Where any person claiming property, money, effects or credits attached, interpleads in the cause, as provided for in section 229, C. O. S. 1921, and issues are made upon such interpleader, such issues shall be tried as like issues between plaintiff and defendant, and where the issues involve the ownership and the right to the immediate possession of the specific personal property attached, the action partakes of the nature of an action in replevin, and where the proof shows that the attached personal property has been sold upon the application of plaintiff without consent of the interpleader and upon order of the court prior to the trial of the issues in said cause, and upon the trial the interpleader prevails, then his right of recovery is the value of the property attached and damages for taking and withholding the same.
5. Same--Measure of Damages.
In estimating damages, the value of the property to the owner thereof deprived of its possession is the price at which he might have bought an equivalent thing in the market nearest to the place where the property ought to have been put into his possession, and at such time after the breach of duty upon which his right to damages is founded as would suffice, with reasonable diligence, for him to make such a purchase. Myers v. Hubbard et al., 80 Okla. 97, 194 P. 433.
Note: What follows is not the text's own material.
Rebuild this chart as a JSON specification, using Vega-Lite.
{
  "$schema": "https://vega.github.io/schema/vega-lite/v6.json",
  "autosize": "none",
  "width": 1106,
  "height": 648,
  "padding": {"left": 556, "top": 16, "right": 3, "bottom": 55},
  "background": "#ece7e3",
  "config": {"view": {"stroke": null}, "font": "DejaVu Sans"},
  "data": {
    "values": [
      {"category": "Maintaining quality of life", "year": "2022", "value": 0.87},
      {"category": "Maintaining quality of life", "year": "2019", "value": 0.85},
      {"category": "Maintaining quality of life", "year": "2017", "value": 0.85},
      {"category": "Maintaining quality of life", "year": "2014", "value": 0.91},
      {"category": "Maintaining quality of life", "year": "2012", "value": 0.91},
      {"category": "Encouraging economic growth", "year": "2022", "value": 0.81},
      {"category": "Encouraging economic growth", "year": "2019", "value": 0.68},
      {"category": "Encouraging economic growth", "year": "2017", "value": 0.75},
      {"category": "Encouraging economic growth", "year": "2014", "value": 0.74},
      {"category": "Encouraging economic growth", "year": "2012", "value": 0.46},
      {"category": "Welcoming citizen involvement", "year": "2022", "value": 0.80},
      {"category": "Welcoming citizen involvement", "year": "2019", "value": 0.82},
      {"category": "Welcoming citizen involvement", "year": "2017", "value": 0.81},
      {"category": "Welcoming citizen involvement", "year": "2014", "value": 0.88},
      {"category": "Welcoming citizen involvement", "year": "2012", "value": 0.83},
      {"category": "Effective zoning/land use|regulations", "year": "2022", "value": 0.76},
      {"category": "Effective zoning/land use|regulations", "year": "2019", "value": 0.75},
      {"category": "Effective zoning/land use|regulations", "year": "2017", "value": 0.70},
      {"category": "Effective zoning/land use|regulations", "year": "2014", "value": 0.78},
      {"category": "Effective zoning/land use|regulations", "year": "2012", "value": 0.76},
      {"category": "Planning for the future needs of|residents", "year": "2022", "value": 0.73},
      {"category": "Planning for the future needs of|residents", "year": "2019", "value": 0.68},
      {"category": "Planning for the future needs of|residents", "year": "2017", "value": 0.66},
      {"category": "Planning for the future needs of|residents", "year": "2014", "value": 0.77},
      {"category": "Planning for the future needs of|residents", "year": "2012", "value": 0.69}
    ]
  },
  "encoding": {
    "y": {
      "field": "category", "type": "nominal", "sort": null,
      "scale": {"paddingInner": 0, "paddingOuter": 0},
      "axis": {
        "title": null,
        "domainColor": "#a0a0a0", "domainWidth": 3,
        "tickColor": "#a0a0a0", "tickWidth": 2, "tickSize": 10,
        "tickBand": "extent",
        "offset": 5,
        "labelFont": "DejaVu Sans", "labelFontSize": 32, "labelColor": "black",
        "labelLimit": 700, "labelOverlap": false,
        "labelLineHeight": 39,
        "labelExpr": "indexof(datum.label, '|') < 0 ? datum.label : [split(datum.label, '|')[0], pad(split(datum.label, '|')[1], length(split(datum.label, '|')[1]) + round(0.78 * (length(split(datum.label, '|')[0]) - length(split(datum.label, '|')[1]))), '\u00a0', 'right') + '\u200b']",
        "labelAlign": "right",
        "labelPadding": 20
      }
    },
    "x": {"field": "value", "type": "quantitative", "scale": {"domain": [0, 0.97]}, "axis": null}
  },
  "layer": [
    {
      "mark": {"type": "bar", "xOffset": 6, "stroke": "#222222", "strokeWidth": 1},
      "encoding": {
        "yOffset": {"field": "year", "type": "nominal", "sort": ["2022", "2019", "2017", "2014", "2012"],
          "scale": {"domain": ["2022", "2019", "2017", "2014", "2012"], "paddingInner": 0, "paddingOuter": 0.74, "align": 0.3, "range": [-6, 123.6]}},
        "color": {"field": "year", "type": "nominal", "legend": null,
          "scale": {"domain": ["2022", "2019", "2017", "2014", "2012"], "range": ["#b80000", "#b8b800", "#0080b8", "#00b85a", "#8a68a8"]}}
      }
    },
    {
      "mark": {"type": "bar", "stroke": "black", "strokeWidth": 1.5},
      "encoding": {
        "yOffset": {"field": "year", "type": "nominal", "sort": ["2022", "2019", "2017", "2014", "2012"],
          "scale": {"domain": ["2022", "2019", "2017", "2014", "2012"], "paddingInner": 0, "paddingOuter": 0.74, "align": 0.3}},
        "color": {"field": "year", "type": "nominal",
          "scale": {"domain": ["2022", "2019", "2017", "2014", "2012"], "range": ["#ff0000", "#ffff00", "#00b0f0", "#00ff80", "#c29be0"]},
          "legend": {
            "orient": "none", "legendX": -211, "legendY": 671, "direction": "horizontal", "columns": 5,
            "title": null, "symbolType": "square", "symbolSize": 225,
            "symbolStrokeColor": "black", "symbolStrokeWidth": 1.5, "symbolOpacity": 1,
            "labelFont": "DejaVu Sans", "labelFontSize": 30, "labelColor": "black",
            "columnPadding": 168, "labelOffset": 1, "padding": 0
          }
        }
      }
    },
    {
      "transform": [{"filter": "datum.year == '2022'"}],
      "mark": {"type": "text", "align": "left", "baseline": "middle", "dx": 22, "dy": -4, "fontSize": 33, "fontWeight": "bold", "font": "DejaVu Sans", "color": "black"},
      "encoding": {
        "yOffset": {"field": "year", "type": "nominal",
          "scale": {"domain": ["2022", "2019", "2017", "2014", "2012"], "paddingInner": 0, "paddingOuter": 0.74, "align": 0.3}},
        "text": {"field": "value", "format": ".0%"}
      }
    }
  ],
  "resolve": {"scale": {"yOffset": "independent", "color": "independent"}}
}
Error from District Court, Kay County; W. E. Rice, Judge.
Action by the Farmers State Bank of Newkirk on notes, with attachment levied on certain personal property. Mary A. Hess and another filed interpleas, claiming the property attached. Judgment for interpleaders, and plaintiff brings error. Affirmed.
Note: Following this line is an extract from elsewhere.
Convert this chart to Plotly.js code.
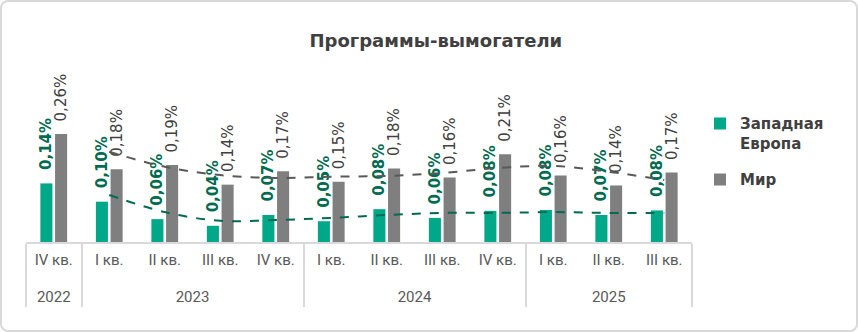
<!DOCTYPE html>
<html>
<head>
<meta charset="utf-8">
<script src="https://cdn.plot.ly/plotly-3.0.1.min.js"></script>
<style>
  html, body { margin: 0; padding: 0; background: #fff; }
  #wrap { position: relative; width: 858px; height: 332px; }
  #chart { width: 858px; height: 332px; }
  #frame { position: absolute; left: 0; top: 0; width: 858px; height: 332px; box-sizing: border-box;
           border: 2px solid #d9d9d9; border-radius: 8px; pointer-events: none; }
</style>
</head>
<body>
<div id="wrap"><div id="chart"></div><div id="frame"></div></div>
<script>
const years    = ['2022','2023','2023','2023','2023','2024','2024','2024','2024','2025','2025','2025'];
const quarters = ['IV кв.','I кв.','II кв.','III кв.','IV кв.','I кв.','II кв.','III кв.','IV кв.','I кв.','II кв.','III кв.'];

const europe      = [0.141, 0.097, 0.055, 0.039, 0.065, 0.050, 0.079, 0.058, 0.075, 0.077, 0.065, 0.076];
const europeText  = ['0,14%','0,10%','0,06%','0,04%','0,07%','0,05%','0,08%','0,06%','0,08%','0,08%','0,07%','0,08%'];
const world       = [0.260, 0.175, 0.185, 0.138, 0.170, 0.145, 0.177, 0.155, 0.211, 0.160, 0.136, 0.167];
const worldText   = ['0,26%','0,18%','0,19%','0,14%','0,17%','0,15%','0,18%','0,16%','0,21%','0,16%','0,14%','0,17%'];

// dashed trend lines, starting at I кв. 2023
const trendEurope = [0.113, 0.072, 0.051, 0.053, 0.058, 0.065, 0.070, 0.070, 0.072, 0.070, 0.070];
const trendWorld  = [0.217, 0.181, 0.161, 0.154, 0.157, 0.159, 0.166, 0.178, 0.183, 0.169, 0.149];

// Plotly orders multicategory sub-labels by first appearance, so the lone 2022 label
// gets an invisible marker; a trailing spacer line widens the gap to the year row.
const qLabels = quarters.map((q, i) => (years[i] === years[0] ? q + '\u200B' : q) + '<br>\u00A0');
const x  = [years, qLabels];
const xt = [years.slice(1), qLabels.slice(1)];
const pad = s => '\u00A0\u00A0' + s;

const FONT = 'DejaVu Sans, sans-serif';

const traces = [
  {
    type: 'bar', name: 'Западная<br>Европа', x: x, y: europe,
    marker: {color: '#00A88A'},
    text: europeText.map(pad), textposition: 'outside', textangle: -90,
    constraintext: 'none', cliponaxis: false,
    textfont: {family: FONT, size: 15, color: '#006B50', weight: 'bold'},
    hoverinfo: 'skip', legendgroup: 'a'
  },
  {
    type: 'bar', name: 'Мир', x: x, y: world,
    marker: {color: '#7F7F7F'},
    text: worldText.map(pad), textposition: 'outside', textangle: -90,
    constraintext: 'none', cliponaxis: false,
    textfont: {family: FONT, size: 15, color: '#404040'},
    hoverinfo: 'skip', legendgroup: 'b'
  },
  {
    type: 'scatter', mode: 'lines', x: xt, y: trendEurope, showlegend: false,
    line: {color: '#006B50', width: 2, dash: 'dash', shape: 'spline'}, hoverinfo: 'skip'
  },
  {
    type: 'scatter', mode: 'lines', x: xt, y: trendWorld, showlegend: false,
    line: {color: '#595959', width: 2, dash: 'dash', shape: 'spline'}, hoverinfo: 'skip'
  }
];

const layout = {
  width: 858, height: 332,
  margin: {l: 26, r: 166, t: 55, b: 90},
  paper_bgcolor: '#fff', plot_bgcolor: '#fff',
  title: {text: '<b>Программы-вымогатели</b>', x: 0.508, xanchor: 'center', y: 0.878, yanchor: 'middle',
          font: {family: FONT, size: 18, color: '#404040'}},
  barmode: 'group', bargap: 0.47, bargroupgap: 0.18,
  xaxis: {
    type: 'multicategory', showline: true, linecolor: '#d9d9d9', linewidth: 2,
    showdividers: true, dividercolor: '#d9d9d9', dividerwidth: 2,
    tickfont: {family: 'Roboto, sans-serif', size: 15, color: '#595959'},
    ticklabelstandoff: 3,
    showgrid: false, zeroline: false, ticks: ''
  },
  yaxis: {range: [0, 0.45], visible: false, showgrid: false, zeroline: false},
  legend: {
    x: 1.012, xanchor: 'left', y: 0.72, yanchor: 'top', valign: 'top',
    traceorder: 'grouped', tracegroupgap: 14,
    font: {family: FONT, size: 15, color: '#404040', weight: 'bold'}
  },
  showlegend: true
};

Plotly.newPlot('chart', traces, layout, {displayModeBar: false, staticPlot: true});
</script>
</body>
</html>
C. L. Pinkham, H. S. Burke, and J. H. Hill, for plaintiff in error.
G. A. Chappell, for defendants in error.
¶0 The plaintiff in error, as plaintiff below, filed two certain suits to recover judgments on a number of promissory notes. In each case there was an attachment of certain property consisting of crops in field. In each case the defendants in error filed interpleas claiming ownership of the property attached and praying that the attachment be dissolved as to the property claimed by them and that said property be discharged from said attachment and for their costs. While the interpleas were undisposed of plaintiff filed an application for the sale of the property as perishable property, and on an ex parte hearing without notice to interpleaders a sale was ordered.
¶1 The two cases were consolidated, tried together to a jury, and the jury returned a verdict in favor of each of the interpleaders, fixing the amount of recovery of each. Judgment was rendered in favor of the interpleaders on the verdict, and after motion for new trial was overruled the cause was brought here for review on three propositions:
¶2 In support of the first proposition plaintiff in error contends that there was error in refusing to grant a new trial by reason of the error in the assessment of the amount of recovery, and that the verdict of the jury is not sustained by sufficient evidence and is contrary to law.
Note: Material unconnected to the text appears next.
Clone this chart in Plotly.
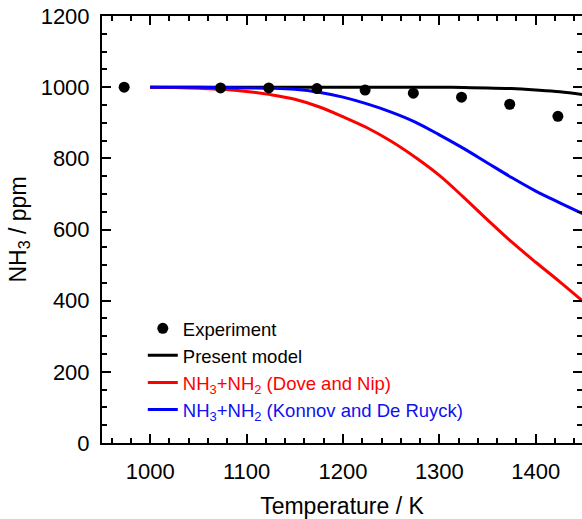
import plotly.graph_objects as go

# Experimental NH3 profile
exp_T = [973, 1073, 1123, 1173, 1223, 1273, 1323, 1373, 1423]
exp_nh3 = [1000, 998, 998, 996, 992, 983, 972, 952, 918]

# Model temperatures
model_T = [1000, 1025, 1050, 1075, 1100, 1125, 1150, 1175, 1200, 1225,
           1250, 1275, 1300, 1325, 1350, 1375, 1400, 1425, 1450]
present_model = [1000, 1000, 1000, 1000, 1000, 1000, 1000, 1000, 1000, 1000,
                 1000, 1000, 1000, 999, 998, 996, 992, 987, 979]
dove_nip = [1000, 999, 997, 994, 988, 979, 966, 945, 917, 886,
            848, 803, 752, 691, 627, 565, 508, 453, 396]
konnov = [1000, 1000, 1000, 999, 998, 997, 994, 986, 972, 953,
          930, 902, 866, 828, 787, 746, 708, 675, 643]

x_ticks = [1000, 1100, 1200, 1300, 1400]
y_ticks = [0, 200, 400, 600, 800, 1000, 1200]

FONT = "Liberation Sans, Arial, sans-serif"

fig = go.Figure()
fig.add_trace(go.Scatter(x=model_T, y=present_model, mode="lines",
                         line=dict(color="#000000", width=3, shape="spline"),
                         name="Present model", legendrank=2))
fig.add_trace(go.Scatter(x=model_T, y=dove_nip, mode="lines",
                         line=dict(color="#ff0000", width=3, shape="spline"),
                         name='<span style="color:#ff0000">NH<sub>3</sub>+NH<sub>2</sub> (Dove and Nip)</span>',
                         legendrank=3))
fig.add_trace(go.Scatter(x=model_T, y=konnov, mode="lines",
                         line=dict(color="#0000ff", width=3, shape="spline"),
                         name='<span style="color:#1010f0">NH<sub>3</sub>+NH<sub>2</sub> (Konnov and De Ruyck)</span>',
                         legendrank=4))
fig.add_trace(go.Scatter(x=exp_T, y=exp_nh3, mode="markers",
                         marker=dict(color="#000000", size=11),
                         name="Experiment", legendrank=1))
# carrier for the right-hand tick axis
fig.add_trace(go.Scatter(x=[], y=[], yaxis="y2", showlegend=False,
                         hoverinfo="skip"))

fig.update_layout(
    width=582, height=519,
    margin=dict(l=102, r=0, t=16, b=76),
    paper_bgcolor="white", plot_bgcolor="white",
    font=dict(family=FONT, size=22, color="#000000"),
    showlegend=True,
    legend=dict(x=0.085, y=0.312, xanchor="left", yanchor="top",
                bgcolor="rgba(0,0,0,0)", font=dict(size=18.5),
                tracegroupgap=0),
    xaxis=dict(range=[950, 1448], tickvals=x_ticks,
               showline=True, linecolor="#000000", linewidth=2,
               mirror="ticks", ticks="inside", ticklen=9, tickwidth=2,
               tickcolor="#000000", showgrid=False, zeroline=False,
               ticklabelstandoff=8,
               minor=dict(dtick=20, tick0=1000, ticks="inside", ticklen=5,
                          tickwidth=2, tickcolor="#000000", showgrid=False),
               title=dict(text="Temperature / K", font=dict(size=23),
                          standoff=14),
               tickfont=dict(size=22)),
    yaxis=dict(range=[0, 1200], tickvals=y_ticks,
               showline=True, linecolor="#000000", linewidth=2,
               ticks="inside", ticklen=9, tickwidth=2,
               tickcolor="#000000", showgrid=False, zeroline=False,
               ticklabelstandoff=6,
               minor=dict(dtick=50, tick0=0, ticks="inside", ticklen=5,
                          tickwidth=2, tickcolor="#000000", showgrid=False),
               title=dict(text="NH<sub>3</sub> / ppm", font=dict(size=23),
                          standoff=8),
               tickfont=dict(size=22)),
    yaxis2=dict(range=[0, 1200], tickvals=y_ticks, overlaying="y",
                side="right", anchor="x", showline=False,
                showticklabels=False, ticks="inside", ticklen=9,
                tickwidth=2, tickcolor="#000000", showgrid=False,
                zeroline=False,
                minor=dict(dtick=50, tick0=0, ticks="inside", ticklen=5,
                           tickwidth=2, tickcolor="#000000",
                           showgrid=False)),
)

fig.write_html("out.html")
¶3 The interpleaders offered evidence as to the value of the property. The plaintiff in error offered none, but contented itself with its theory that the interpleaders were not the owners of the property. The court is without authority to review that evidence further than to determine whether or not there is any competent evidence reasonably tending to support the verdicts of the jury. City of Pawhuska v. Button, 123 Okla. 61, 251 P. 1001.
¶4 The plaintiff in error neither demurred to the evidence of the interpleaders nor asked for an instructed verdict.
"Where plaintiff submits his case to the jury without demurring to the evidence or asking an instructed verdict, or otherwise legally attacking its sufficiency, the question whether there is any evidence reasonably tending to support the defense, is not presented for review by plaintiff's motion for a new trial." Myers v. Hubbard et al., 80 Okla. 97, 194 P. 433.
¶5 There is competent evidence tending to support the verdict of the jury, and its sufficiency not having been attacked, the verdicts must stand.
¶6 The plaintiff in error discusses its second and third propositions together, and claims error of law and that the verdicts of the jury are contrary to law.
¶7 An examination of the evidence discloses that there was no evidence admitted over the objection of the plaintiff in error sufficient to warrant this court in reversing this cause. The only evidence over which there is any question is that with reference to the value of the property. The court permitted a witness to testify as to the market price of this kind of grain on the date the property was taken under attachment on October 13, 1924, and the highest market price thereof from the date of the attachment to the 25th day of February, 1925.
¶8 The trial was had on the 7th day of May, 1927. That evidence could not have been with reference to the rule of damage for conversion of personal property. It was undoubtedly offered and admitted under section 6009, C. O. S. 1921, which is as follows:
"In estimating damages, except as provided by the two following sections, the value of property to a buyer or owner thereof, deprived of its possession, is deemed to be the price at which he might have bought an equivalent thing, in the market nearest to the place where the property ought to have been put into his possession, and at such time after the breach of duty upon which his right to damages is founded as would suffice, with reasonable diligence, for him to make such a purchase."
--as construed in Barse Live Stock Co. v. McKinster et al., 10 Okla. 708, 64 P. 14.